В отмеченной многоточием паузе после отсылающих к «Евгению Онегину» слов актер изображает ту мыслительную работу по распознанию намека, которую должен совершить в этот момент хороший зритель (аналогичный набоковскому «хорошему читателю»). Следующее за паузой восклицание должно совпасть с моментом узнавания у зрителя, замечающего общее сходство между собранием гостей у Опаяшиной и собранием приглашенных на раут в доме князя N. в Гл. 8 «Евгения Онегина». Вместе с тем развитие в образе писателя Петра Николаевича черт пушкинского «сердитого господина» из XXV строфы этой главы романа остается в плане глубокого подтекста – за рамками возможностей постановки. Сходным образом в «Изобретении Вальса» Министр несколько раз называет Сальватора Вальса именем Сильвио, отсылающим к «фантастической драме в стихах» «Сильвио» (1890) Д. Мережковского, которая, как и «Изобретение Вальса», построена на мотивах драмы Кальдерона «Жизнь есть сон» (1635) и с которой «Изобретение Вальса» обнаруживает некоторые важные параллели. Но помимо драматургической отсылки, эти обмолвки призваны напомнить также, как заметил Роман Тименчик, пушкинского Сильвио из «Выстрела»[191]. В этом случае пушкинский подтекст остается в тени драматургического, вводящего мотивы «Сильвио» Мережковского и, через него, Кальдерона[192].
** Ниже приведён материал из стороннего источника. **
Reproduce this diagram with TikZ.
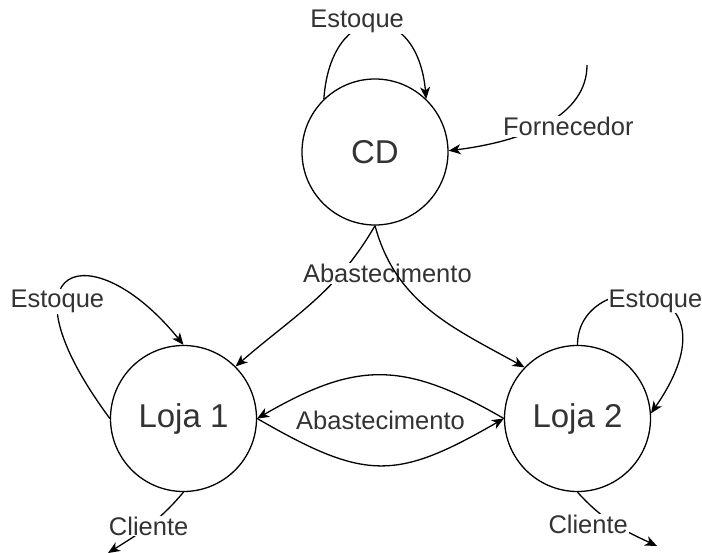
\documentclass[tikz,border=0pt]{standalone}
\usepackage{fontspec}
\setmainfont{Liberation Sans}
\usetikzlibrary{arrows.meta}
\tikzset{%
  >={Stealth[length=12pt,width=10pt,inset=3.5pt]},
  store/.style={circle,draw,line width=1.3pt,minimum size=146pt,inner sep=0pt,
    text=black!80,font=\fontsize{33}{37}\selectfont},%
  flow/.style={->,line width=1.3pt},%
  lbl/.style={fill=white,inner sep=1pt,text=black!80,
    font=\fontsize{25.5}{29}\selectfont}%
}
\begin{document}
\begin{tikzpicture}[x=1pt,y=1pt]
\useasboundingbox (0,0) rectangle (702,-553);

%% the three stores
\node[store] (CD) at (375,-152) {CD};
\node[store] (L1) at (183.5,-418.5) {Loja 1};
\node[store] (L2) at (577.5,-418.5) {Loja 2};

%% free ends
\coordinate (forn) at (587,-65);
\coordinate (cli1) at (108,-553);
\coordinate (cli2) at (657,-546);

% stock loops
\draw[flow] (CD.134) to[out=86,in=95,looseness=2.5]
    node[lbl,pos=0.42,xshift=-6,yshift=5] {Estoque} (CD.46);
\draw[flow] (L1.180) .. controls (-6,-262) and (92,-232) ..
    node[lbl,pos=0.35] {Estoque} (L1.90);
\draw[flow] (L2.90) .. controls (577.5,-265) and (747.5,-274) ..
    node[lbl,pos=0.5,xshift=5,yshift=-4] {Estoque} (L2.4);

% supplier
\draw[flow] (forn) .. controls (587,-115) and (527,-141) ..
    node[lbl,pos=0.45,xshift=14,yshift=-8] {Fornecedor} (CD.1);

% supply from CD
\draw[flow] (CD.-90) to[out=-120,in=41]
    node[lbl,pos=0.28,xshift=46] {Abastecimento} (L1.45);
\draw[flow] (CD.-90) to[out=-75,in=151] (L2.136);

% supply between the stores
\draw[flow] (L2.180) to[out=150,in=30,looseness=1.2] (L1.0);
\draw[flow] (L1.0) to[out=-30,in=-150,looseness=1.3]
    node[lbl,pos=0.5,yshift=45] {Abastecimento} (L2.180);

% customers
\draw[flow] (L1.-90) to[out=-130,in=32] node[lbl,pos=0.5] {Cliente} (cli1);
\draw[flow] (L2.-90) to[out=-48,in=155]
    node[lbl,pos=0.45,xshift=-22,yshift=-3] {Cliente} (cli2);

\end{tikzpicture}
\end{document}
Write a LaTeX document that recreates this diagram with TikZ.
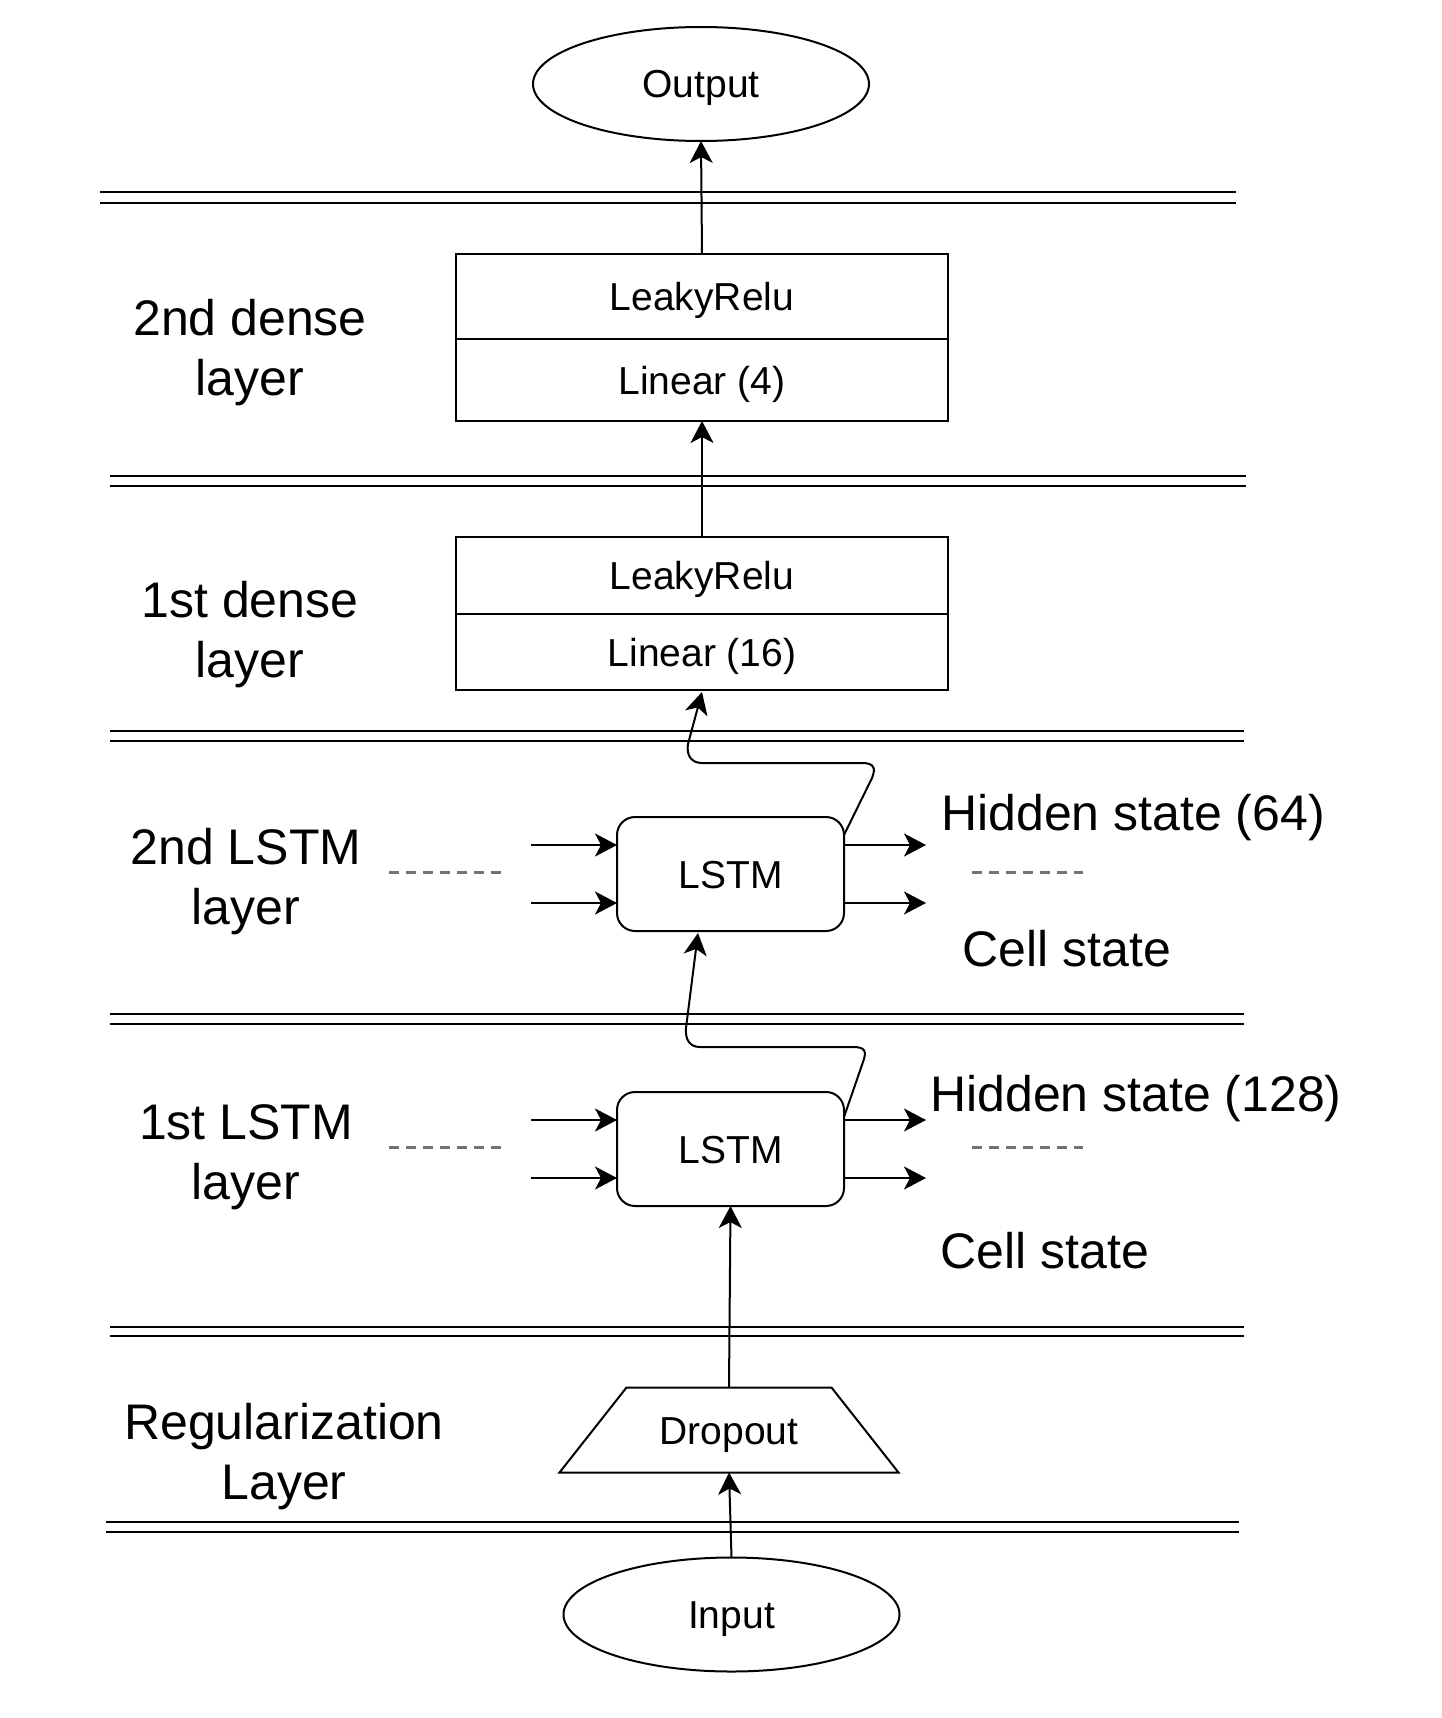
\documentclass[tikz,border=0pt]{standalone}
\usepackage{fontspec}
\setmainfont{Liberation Sans}
\usetikzlibrary{arrows.meta,shapes.geometric}
\begin{document}
\begin{tikzpicture}[x=1pt,y=-1pt,
  every node/.style={inner sep=0pt,outer sep=0pt},
  arr/.style={-{Stealth[length=22pt,width=23pt,inset=6pt]},line width=2pt},
  sep/.style={line width=2.6pt},
  boxtxt/.style={font=\fontsize{39}{47}\selectfont,text height=28pt,text depth=0pt},
  box/.style={draw,line width=2pt,minimum width=492pt,boxtxt},
  lstmbox/.style={draw,line width=2pt,rounded corners=18pt,minimum width=227pt,minimum height=114pt,boxtxt},
  oval/.style={draw,ellipse,line width=2pt,minimum width=336pt,minimum height=114pt,boxtxt},
  lbl/.style={align=center,font=\fontsize{50}{60}\selectfont,yshift=-5pt},
  dots/.style={line width=3pt,gray!90!black,dash pattern=on 10pt off 7pt},
]
\useasboundingbox (0,0) rectangle (1442,1718);

% separators
\foreach \ya/\yb/\xa/\xb in {192/203/100/1236, 476/486/110/1246, 731/741/110/1244, 1014/1024/110/1244, 1327/1336/110/1244, 1522/1532/106/1239}{
  \draw[sep] (\xa,\ya) -- (\xb,\ya);
  \draw[sep] (\xa,\yb) -- (\xb,\yb);
}

% nodes
\node[oval] (out) at (701,84) {Output};
\node[box,minimum height=85pt] (d2a) at (702,296.5) {LeakyRelu};
\node[box,minimum height=82pt] (d2b) at (702,380) {Linear (4)};
\node[box,minimum height=77pt] (d1a) at (702,575.5) {LeakyRelu};
\node[box,minimum height=76pt] (d1b) at (702,652) {Linear (16)};
\node[lstmbox] (l2) at (730.5,874) {LSTM};
\node[lstmbox] (l1) at (730.5,1149) {LSTM};
\node[boxtxt,minimum width=205pt,minimum height=85pt] (drop) at (729,1430) {Dropout};
\draw[line width=2pt] (drop.north west) -- (drop.north east) -- ([xshift=67pt]drop.south east) -- ([xshift=-67pt]drop.south west) -- cycle;
\node[oval] (in) at (731.5,1614.5) {Input};

% labels
\node[lbl] (t1) at (250,348) {2nd dense\\layer};
\node[lbl] (t2) at (250,630) {1st dense\\layer};
\node[lbl] (t3) at (246,877) {2nd LSTM\\layer};
\node[lbl] (t4) at (246,1152) {1st LSTM\\layer};
\node[lbl] (t5) at (284,1452) {Regularization\\Layer};
\node[lbl] (h2) at (1133,813) {Hidden state (64)};
\node[lbl] (c2) at (1067,944) {Cell state};
\node[lbl] (h1) at (1136,1094) {Hidden state (128)};
\node[lbl] (c1) at (1045,1246) {Cell state};

% main vertical arrows
\draw[arr] (d2a.north) -- (out.south);
\draw[arr] (d1a.north) -- (d2b.south);
\draw[arr] (drop.north) -- (l1.south);
\draw[arr] (in.north) -- (drop.south);

% LSTM side arrows
\foreach \n/\ya/\yb in {l2/845/903, l1/1120/1178}{
  \coordinate (\n i1) at (531,\ya);
  \coordinate (\n i2) at (531,\yb);
  \coordinate (\n o1) at (926,\ya);
  \coordinate (\n o2) at (926,\yb);
  \draw[arr] (\n i1) -- (\n.west |- \n i1);
  \draw[arr] (\n i2) -- (\n.west |- \n i2);
  \draw[arr] (\n.east |- \n o1) -- (\n o1);
  \draw[arr] (\n.east |- \n o2) -- (\n o2);
}

% dotted lines
\draw[dots] (389,872) -- (502,872);
\draw[dots] (972,872) -- (1083,872);
\draw[dots] (389,1147) -- (502,1147);
\draw[dots] (972,1147) -- (1083,1147);

% hidden state connectors
\coordinate (e2) at (702,692);
\coordinate (e1) at (698,933);
\draw[arr] ([yshift=-18pt]l2.north east) -- (872,778)
  .. controls (876,768) and (874,763) .. (862,763) -- (702,763)
  .. controls (692,763) and (686,756) .. (688,744) -- (e2);
\draw[arr] ([yshift=-25pt]l1.north east) -- (863,1062)
  .. controls (867,1051) and (865,1047) .. (853,1047) -- (700,1047)
  .. controls (690,1047) and (685,1040) .. (686,1028) -- (e1);
\end{tikzpicture}
\end{document}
Не обращая внимания на «карамазовский» подтекст в речах Барбошина, Трощейкин не задумывается и над следующей его загадочной репликой: «Пойду, значит, ходить под вашими окнами, пока над вами будут витать Амур, Морфей и маленький Бром» (413). Кто этот «маленький Бром», названный наряду с римским божеством любви и греческим божеством сновидений? Быть может, Барбошин здесь невольно и смутно выдает что-то важное, и эта мифологическая тройка объединяет семью Трощейкиных в том составе, который соответствует идеальному (как в более поздней модели отношений поэта Джона Шейда с его женой, также потерявших единственного ребенка, но не любовь к друг другу и к нему и продолжающих сознавать его призрачное присутствие в своей жизни) внутреннему действию пьесы? Во-первых, Любовь (лат. amor – любовь), во-вторых, Трощейкина (Морфея-снотворца и сновидца: «Это, вероятно, мне все снится… Эта комната, эта дикая ночь, эта фурия» – 404) и, в-третьих, их маленького умершего сына: Бром – усечение от Бромий, одного из прозвищ Диониса, означающего «шумный». «Маленький шумный» намекает на мальчика, разбившего мячом зеркало («Страшный звон. Вбегает Трощейкин. <…> Гнусный мальчишка разбил мячом зеркало!»), и через него – на умершего сына Трощейкиных. Связью служит ключевая реплика Любови в конце второго действия: «Наш маленький сын сегодня разбил мячом зеркало» (399).
Щель
В зачине пьесы Трощейкин, выйдя на авансцену, рассказывает жене о картине, которую он задумал ночью во время бессонницы:
Написать такую штуку, – вот представь себе… Этой стены как бы нет, а темный провал… и как бы, значит, публика в туманном театре, ряды, ряды… сидят и смотрят на меня. Причем все это лица людей, которых я знаю или прежде знал и которые теперь смотрят на мою жизнь. <…> Тут и мои покойные родители, и старые враги, и твой этот тип с револьвером… (361)[193].